Line by line, reproduce exactly the beginning of the listing below, ending with the line that contains "plt.rcParams['font.family'] = ['Liberation" and adding nothing.

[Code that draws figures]
>> Start
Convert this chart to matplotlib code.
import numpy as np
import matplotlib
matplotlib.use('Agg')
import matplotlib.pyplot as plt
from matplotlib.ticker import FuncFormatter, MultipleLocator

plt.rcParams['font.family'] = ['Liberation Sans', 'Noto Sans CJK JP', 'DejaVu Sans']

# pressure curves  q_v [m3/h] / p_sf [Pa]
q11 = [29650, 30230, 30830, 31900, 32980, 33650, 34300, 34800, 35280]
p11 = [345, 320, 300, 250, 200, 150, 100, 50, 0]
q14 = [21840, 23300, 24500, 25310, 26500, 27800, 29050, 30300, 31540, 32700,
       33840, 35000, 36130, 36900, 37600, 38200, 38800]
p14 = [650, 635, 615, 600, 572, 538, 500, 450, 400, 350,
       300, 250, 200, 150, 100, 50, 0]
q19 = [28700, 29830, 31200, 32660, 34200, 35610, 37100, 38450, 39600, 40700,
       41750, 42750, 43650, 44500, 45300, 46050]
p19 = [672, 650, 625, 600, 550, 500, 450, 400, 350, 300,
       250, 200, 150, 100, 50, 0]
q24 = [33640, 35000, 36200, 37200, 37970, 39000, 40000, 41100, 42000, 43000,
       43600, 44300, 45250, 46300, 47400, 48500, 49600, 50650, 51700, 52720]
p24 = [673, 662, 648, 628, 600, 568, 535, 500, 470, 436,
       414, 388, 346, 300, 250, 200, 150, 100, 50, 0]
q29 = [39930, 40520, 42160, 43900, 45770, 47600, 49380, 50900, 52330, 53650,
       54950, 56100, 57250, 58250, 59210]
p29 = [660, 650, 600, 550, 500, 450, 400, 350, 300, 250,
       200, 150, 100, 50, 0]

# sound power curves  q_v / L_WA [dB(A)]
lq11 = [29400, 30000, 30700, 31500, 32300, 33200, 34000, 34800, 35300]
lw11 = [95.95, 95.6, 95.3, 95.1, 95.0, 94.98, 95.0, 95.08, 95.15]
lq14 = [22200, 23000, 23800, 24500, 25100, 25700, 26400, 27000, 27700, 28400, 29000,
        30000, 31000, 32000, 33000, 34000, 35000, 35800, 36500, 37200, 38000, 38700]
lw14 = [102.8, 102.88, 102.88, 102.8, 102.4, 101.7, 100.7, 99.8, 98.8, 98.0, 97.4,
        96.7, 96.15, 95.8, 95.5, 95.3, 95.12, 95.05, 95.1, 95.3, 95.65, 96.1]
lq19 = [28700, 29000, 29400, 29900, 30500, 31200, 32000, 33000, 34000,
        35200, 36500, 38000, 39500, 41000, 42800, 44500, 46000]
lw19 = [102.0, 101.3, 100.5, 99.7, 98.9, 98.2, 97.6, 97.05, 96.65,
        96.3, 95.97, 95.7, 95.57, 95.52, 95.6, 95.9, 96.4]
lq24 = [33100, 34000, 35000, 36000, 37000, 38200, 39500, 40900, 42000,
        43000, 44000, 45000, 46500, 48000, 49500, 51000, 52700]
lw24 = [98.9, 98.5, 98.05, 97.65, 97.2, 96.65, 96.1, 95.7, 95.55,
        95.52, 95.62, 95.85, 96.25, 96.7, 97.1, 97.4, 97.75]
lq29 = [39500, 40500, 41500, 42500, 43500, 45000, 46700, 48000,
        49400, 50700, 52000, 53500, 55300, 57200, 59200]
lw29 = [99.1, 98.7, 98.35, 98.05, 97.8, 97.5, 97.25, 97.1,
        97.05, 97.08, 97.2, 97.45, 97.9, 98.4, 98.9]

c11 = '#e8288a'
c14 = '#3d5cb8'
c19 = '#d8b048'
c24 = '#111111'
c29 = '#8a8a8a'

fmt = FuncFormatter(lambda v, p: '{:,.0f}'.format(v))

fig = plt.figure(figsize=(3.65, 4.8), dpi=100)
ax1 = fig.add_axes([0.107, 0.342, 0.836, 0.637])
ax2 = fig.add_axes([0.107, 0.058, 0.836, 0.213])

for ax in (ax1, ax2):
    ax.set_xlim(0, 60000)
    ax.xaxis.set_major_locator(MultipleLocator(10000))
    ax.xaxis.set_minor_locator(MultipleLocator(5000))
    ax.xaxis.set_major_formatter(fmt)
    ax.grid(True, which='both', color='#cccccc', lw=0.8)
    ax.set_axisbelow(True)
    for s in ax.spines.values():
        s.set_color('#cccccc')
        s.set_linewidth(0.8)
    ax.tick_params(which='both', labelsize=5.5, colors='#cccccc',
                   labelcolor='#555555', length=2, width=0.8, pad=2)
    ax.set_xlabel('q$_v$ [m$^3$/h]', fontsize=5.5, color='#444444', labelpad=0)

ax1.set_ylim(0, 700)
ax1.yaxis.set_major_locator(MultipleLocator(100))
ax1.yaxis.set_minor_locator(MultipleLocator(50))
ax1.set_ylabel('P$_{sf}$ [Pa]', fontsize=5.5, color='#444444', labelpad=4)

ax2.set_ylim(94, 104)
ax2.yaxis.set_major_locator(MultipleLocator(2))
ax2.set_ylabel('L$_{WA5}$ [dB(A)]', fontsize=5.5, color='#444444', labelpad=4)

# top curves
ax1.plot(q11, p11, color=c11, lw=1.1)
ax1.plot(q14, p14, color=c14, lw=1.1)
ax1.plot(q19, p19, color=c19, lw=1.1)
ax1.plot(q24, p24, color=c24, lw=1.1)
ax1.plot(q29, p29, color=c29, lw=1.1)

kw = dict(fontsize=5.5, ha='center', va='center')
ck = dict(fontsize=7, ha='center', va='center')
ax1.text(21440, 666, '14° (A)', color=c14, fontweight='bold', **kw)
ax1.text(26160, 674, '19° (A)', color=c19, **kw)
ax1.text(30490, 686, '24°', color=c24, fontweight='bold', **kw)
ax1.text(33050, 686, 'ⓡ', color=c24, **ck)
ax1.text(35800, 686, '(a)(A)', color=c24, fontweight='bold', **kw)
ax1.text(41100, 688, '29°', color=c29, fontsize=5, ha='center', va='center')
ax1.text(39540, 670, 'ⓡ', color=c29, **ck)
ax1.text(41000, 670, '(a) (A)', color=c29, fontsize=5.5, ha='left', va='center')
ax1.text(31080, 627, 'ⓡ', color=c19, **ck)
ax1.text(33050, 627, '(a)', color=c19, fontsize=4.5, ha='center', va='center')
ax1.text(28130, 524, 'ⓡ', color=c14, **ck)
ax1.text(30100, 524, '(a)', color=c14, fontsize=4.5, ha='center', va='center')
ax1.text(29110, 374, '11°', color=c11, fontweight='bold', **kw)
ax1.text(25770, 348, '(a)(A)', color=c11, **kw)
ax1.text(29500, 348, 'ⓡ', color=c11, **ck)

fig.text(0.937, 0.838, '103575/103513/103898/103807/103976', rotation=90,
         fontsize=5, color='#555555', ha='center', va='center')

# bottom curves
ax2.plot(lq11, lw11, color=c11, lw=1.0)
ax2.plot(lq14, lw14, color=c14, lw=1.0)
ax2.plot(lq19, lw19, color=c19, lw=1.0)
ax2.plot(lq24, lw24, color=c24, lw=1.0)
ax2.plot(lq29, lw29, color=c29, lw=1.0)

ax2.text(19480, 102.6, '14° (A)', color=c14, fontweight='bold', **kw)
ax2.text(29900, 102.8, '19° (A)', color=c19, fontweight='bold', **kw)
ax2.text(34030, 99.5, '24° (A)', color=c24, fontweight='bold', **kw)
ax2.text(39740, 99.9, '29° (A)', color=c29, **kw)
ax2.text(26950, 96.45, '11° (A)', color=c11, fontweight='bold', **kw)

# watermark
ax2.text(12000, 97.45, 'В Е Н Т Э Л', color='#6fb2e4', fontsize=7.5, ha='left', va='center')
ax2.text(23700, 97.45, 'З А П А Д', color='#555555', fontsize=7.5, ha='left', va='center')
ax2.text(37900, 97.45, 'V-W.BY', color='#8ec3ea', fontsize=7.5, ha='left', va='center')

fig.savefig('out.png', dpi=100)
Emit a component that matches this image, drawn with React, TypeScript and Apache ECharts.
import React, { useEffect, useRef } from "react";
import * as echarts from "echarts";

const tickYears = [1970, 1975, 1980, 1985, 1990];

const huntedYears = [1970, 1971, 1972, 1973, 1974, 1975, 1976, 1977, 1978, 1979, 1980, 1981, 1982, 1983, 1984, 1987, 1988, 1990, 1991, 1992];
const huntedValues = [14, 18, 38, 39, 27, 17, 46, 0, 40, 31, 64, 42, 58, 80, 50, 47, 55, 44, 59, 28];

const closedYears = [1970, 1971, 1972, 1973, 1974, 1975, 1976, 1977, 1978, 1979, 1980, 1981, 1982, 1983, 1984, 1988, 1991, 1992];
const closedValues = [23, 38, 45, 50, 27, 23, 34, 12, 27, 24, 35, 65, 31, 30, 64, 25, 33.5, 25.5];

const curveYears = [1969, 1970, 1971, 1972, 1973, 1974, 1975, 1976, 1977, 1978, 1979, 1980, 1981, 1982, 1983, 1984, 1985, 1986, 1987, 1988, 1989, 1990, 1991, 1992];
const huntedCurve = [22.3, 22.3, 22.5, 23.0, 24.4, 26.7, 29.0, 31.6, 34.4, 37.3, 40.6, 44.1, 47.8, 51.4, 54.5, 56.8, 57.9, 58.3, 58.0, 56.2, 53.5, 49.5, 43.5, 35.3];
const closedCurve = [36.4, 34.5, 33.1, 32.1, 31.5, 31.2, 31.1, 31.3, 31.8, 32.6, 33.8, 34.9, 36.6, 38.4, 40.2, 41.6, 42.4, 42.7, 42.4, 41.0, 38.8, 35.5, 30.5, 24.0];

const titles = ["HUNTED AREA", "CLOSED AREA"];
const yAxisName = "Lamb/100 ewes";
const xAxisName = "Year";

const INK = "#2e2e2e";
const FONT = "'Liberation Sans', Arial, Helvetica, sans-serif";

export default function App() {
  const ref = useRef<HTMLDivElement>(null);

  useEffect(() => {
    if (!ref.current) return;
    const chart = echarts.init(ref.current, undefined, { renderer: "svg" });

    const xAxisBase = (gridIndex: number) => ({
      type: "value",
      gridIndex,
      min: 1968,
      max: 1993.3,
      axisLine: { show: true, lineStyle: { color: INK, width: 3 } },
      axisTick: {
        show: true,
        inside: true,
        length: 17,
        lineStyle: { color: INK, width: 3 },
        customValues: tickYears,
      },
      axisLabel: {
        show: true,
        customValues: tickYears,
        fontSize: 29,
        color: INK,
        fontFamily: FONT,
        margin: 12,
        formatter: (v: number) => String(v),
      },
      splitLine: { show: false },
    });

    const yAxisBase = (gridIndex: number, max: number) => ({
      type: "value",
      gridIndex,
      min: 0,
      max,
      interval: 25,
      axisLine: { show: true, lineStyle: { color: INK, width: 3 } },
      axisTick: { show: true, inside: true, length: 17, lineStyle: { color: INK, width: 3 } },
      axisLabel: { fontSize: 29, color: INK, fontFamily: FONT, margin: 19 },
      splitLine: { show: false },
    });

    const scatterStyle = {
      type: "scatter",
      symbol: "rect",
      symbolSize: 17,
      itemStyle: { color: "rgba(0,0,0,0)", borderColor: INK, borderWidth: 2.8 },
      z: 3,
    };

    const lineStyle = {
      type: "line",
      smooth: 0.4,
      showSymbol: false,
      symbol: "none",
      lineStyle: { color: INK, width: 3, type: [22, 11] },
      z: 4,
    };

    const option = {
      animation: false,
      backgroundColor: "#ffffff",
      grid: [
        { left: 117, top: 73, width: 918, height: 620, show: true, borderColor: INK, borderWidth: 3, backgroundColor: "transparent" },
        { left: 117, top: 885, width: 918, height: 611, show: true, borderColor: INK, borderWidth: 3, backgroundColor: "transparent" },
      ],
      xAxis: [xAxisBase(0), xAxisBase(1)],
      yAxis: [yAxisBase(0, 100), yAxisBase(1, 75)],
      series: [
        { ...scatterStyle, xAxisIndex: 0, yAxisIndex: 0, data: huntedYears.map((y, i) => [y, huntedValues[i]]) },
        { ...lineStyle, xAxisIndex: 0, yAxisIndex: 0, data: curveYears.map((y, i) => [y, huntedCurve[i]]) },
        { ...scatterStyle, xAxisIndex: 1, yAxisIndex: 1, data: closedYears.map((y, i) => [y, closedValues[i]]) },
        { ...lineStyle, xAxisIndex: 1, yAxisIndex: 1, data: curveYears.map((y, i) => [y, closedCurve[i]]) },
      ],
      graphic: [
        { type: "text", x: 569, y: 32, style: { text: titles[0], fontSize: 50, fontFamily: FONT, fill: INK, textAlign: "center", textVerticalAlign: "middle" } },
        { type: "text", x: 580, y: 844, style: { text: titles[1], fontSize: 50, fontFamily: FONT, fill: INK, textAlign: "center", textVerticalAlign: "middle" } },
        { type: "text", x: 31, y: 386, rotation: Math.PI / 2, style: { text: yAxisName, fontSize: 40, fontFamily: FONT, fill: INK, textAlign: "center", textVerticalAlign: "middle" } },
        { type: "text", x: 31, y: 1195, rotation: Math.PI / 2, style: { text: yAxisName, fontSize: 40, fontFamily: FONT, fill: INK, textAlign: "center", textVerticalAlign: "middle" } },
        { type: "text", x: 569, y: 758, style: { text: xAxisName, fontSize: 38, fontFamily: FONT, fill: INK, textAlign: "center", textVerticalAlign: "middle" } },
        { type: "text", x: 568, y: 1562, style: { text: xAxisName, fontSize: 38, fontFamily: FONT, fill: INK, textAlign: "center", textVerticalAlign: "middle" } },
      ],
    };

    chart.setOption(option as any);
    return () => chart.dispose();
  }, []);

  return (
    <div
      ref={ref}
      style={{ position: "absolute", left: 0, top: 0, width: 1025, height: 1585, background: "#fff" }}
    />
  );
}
>> End
*RESULT*:
Convert this chart to matplotlib code.
import numpy as np
import matplotlib
matplotlib.use('Agg')
import matplotlib.pyplot as plt
from matplotlib.ticker import FuncFormatter, MultipleLocator

plt.rcParams['font.family'] = ['Liberation Sans', 'Noto Sans CJK JP', 'DejaVu Sans']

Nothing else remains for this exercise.